Exercise task. Repeat all of the data precisely.

Data extract.
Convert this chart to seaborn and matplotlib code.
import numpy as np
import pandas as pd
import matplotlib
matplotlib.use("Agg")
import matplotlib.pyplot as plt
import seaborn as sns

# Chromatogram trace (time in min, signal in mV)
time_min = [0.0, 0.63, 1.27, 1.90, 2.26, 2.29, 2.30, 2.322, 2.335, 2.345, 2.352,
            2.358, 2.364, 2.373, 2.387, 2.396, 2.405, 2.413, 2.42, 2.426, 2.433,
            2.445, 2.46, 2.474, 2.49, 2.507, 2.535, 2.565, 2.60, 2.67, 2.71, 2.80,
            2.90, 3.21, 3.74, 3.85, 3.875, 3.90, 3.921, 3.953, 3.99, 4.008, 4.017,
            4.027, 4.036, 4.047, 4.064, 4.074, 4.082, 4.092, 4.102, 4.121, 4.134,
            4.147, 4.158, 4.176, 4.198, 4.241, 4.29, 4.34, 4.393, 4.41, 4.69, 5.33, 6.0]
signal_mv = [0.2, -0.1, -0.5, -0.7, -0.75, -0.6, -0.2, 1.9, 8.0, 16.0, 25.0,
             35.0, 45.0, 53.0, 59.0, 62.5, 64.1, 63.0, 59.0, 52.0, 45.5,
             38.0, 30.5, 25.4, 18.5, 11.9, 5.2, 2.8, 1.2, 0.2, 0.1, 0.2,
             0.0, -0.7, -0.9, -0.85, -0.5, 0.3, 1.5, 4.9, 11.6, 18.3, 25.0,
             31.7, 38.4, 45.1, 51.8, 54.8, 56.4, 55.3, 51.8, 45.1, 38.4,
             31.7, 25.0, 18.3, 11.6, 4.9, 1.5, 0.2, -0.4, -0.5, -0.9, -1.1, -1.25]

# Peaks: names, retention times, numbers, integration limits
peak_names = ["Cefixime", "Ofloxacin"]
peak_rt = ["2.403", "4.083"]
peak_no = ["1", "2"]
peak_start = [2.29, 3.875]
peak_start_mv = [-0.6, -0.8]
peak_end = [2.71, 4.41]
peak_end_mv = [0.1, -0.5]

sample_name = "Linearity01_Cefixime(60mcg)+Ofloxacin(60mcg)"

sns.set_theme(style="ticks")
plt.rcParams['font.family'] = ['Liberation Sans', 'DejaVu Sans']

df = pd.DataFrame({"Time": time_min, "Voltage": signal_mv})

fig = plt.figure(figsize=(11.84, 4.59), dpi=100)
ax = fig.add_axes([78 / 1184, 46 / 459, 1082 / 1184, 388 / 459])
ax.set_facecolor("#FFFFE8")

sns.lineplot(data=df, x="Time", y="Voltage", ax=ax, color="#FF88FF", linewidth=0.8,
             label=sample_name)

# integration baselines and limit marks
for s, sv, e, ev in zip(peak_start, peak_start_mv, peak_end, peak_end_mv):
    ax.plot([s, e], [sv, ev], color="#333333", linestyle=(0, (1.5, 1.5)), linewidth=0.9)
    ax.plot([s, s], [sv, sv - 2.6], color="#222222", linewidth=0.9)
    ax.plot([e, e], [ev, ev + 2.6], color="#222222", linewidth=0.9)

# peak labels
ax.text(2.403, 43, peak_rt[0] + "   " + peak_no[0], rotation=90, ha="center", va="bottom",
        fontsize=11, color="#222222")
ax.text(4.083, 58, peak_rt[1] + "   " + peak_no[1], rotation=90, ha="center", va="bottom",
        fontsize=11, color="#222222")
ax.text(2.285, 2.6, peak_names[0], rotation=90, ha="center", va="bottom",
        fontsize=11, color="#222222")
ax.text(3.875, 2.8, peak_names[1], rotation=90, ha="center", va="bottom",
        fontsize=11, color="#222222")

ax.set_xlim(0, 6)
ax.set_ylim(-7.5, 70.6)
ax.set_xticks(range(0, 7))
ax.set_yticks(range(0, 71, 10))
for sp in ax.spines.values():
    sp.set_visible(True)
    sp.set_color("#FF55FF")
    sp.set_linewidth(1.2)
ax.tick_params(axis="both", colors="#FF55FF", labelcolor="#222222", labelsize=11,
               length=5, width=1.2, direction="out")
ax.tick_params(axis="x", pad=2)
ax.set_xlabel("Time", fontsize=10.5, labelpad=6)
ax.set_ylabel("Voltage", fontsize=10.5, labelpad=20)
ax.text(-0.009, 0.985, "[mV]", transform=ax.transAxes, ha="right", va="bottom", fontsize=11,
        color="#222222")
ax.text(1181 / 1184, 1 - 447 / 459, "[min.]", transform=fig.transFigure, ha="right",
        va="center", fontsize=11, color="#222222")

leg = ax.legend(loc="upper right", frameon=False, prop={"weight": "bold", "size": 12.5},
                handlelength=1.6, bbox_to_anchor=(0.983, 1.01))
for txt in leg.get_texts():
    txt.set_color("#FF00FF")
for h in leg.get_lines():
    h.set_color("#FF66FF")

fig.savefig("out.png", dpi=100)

Exercise output.
Convert this chart to seaborn and matplotlib code.
import numpy as np
import pandas as pd
import matplotlib
matplotlib.use("Agg")
import matplotlib.pyplot as plt
import seaborn as sns

# Chromatogram trace (time in min, signal in mV)
time_min = [0.0, 0.63, 1.27, 1.90, 2.26, 2.29, 2.30, 2.322, 2.335, 2.345, 2.352,
            2.358, 2.364, 2.373, 2.387, 2.396, 2.405, 2.413, 2.42, 2.426, 2.433,
            2.445, 2.46, 2.474, 2.49, 2.507, 2.535, 2.565, 2.60, 2.67, 2.71, 2.80,
            2.90, 3.21, 3.74, 3.85, 3.875, 3.90, 3.921, 3.953, 3.99, 4.008, 4.017,
            4.027, 4.036, 4.047, 4.064, 4.074, 4.082, 4.092, 4.102, 4.121, 4.134,
            4.147, 4.158, 4.176, 4.198, 4.241, 4.29, 4.34, 4.393, 4.41, 4.69, 5.33, 6.0]
signal_mv = [0.2, -0.1, -0.5, -0.7, -0.75, -0.6, -0.2, 1.9, 8.0, 16.0, 25.0,
             35.0, 45.0, 53.0, 59.0, 62.5, 64.1, 63.0, 59.0, 52.0, 45.5,
             38.0, 30.5, 25.4, 18.5, 11.9, 5.2, 2.8, 1.2, 0.2, 0.1, 0.2,
             0.0, -0.7, -0.9, -0.85, -0.5, 0.3, 1.5, 4.9, 11.6, 18.3, 25.0,
             31.7, 38.4, 45.1, 51.8, 54.8, 56.4, 55.3, 51.8, 45.1, 38.4,
             31.7, 25.0, 18.3, 11.6, 4.9, 1.5, 0.2, -0.4, -0.5, -0.9, -1.1, -1.25]

# Peaks: names, retention times, numbers, integration limits
peak_names = ["Cefixime", "Ofloxacin"]
peak_rt = ["2.403", "4.083"]
peak_no = ["1", "2"]
peak_start = [2.29, 3.875]
peak_start_mv = [-0.6, -0.8]
peak_end = [2.71, 4.41]
peak_end_mv = [0.1, -0.5]

sample_name = "Linearity01_Cefixime(60mcg)+Ofloxacin(60mcg)"

sns.set_theme(style="ticks")
plt.rcParams['font.family'] = ['Liberation Sans', 'DejaVu Sans']

df = pd.DataFrame({"Time": time_min, "Voltage": signal_mv})

fig = plt.figure(figsize=(11.84, 4.59), dpi=100)
ax = fig.add_axes([78 / 1184, 46 / 459, 1082 / 1184, 388 / 459])
ax.set_facecolor("#FFFFE8")

sns.lineplot(data=df, x="Time", y="Voltage", ax=ax, color="#FF88FF", linewidth=0.8,
             label=sample_name)

# integration baselines and limit marks
for s, sv, e, ev in zip(peak_start, peak_start_mv, peak_end, peak_end_mv):
    ax.plot([s, e], [sv, ev], color="#333333", linestyle=(0, (1.5, 1.5)), linewidth=0.9)
    ax.plot([s, s], [sv, sv - 2.6], color="#222222", linewidth=0.9)
    ax.plot([e, e], [ev, ev + 2.6], color="#222222", linewidth=0.9)

# peak labels
ax.text(2.403, 43, peak_rt[0] + "   " + peak_no[0], rotation=90, ha="center", va="bottom",
        fontsize=11, color="#222222")
ax.text(4.083, 58, peak_rt[1] + "   " + peak_no[1], rotation=90, ha="center", va="bottom",
        fontsize=11, color="#222222")
ax.text(2.285, 2.6, peak_names[0], rotation=90, ha="center", va="bottom",
        fontsize=11, color="#222222")
ax.text(3.875, 2.8, peak_names[1], rotation=90, ha="center", va="bottom",
        fontsize=11, color="#222222")

ax.set_xlim(0, 6)
ax.set_ylim(-7.5, 70.6)
ax.set_xticks(range(0, 7))
ax.set_yticks(range(0, 71, 10))
for sp in ax.spines.values():
    sp.set_visible(True)
    sp.set_color("#FF55FF")
    sp.set_linewidth(1.2)
ax.tick_params(axis="both", colors="#FF55FF", labelcolor="#222222", labelsize=11,
               length=5, width=1.2, direction="out")
ax.tick_params(axis="x", pad=2)
ax.set_xlabel("Time", fontsize=10.5, labelpad=6)
ax.set_ylabel("Voltage", fontsize=10.5, labelpad=20)
ax.text(-0.009, 0.985, "[mV]", transform=ax.transAxes, ha="right", va="bottom", fontsize=11,
        color="#222222")
ax.text(1181 / 1184, 1 - 447 / 459, "[min.]", transform=fig.transFigure, ha="right",
        va="center", fontsize=11, color="#222222")

leg = ax.legend(loc="upper right", frameon=False, prop={"weight": "bold", "size": 12.5},
                handlelength=1.6, bbox_to_anchor=(0.983, 1.01))
for txt in leg.get_texts():
    txt.set_color("#FF00FF")
for h in leg.get_lines():
    h.set_color("#FF66FF")

fig.savefig("out.png", dpi=100)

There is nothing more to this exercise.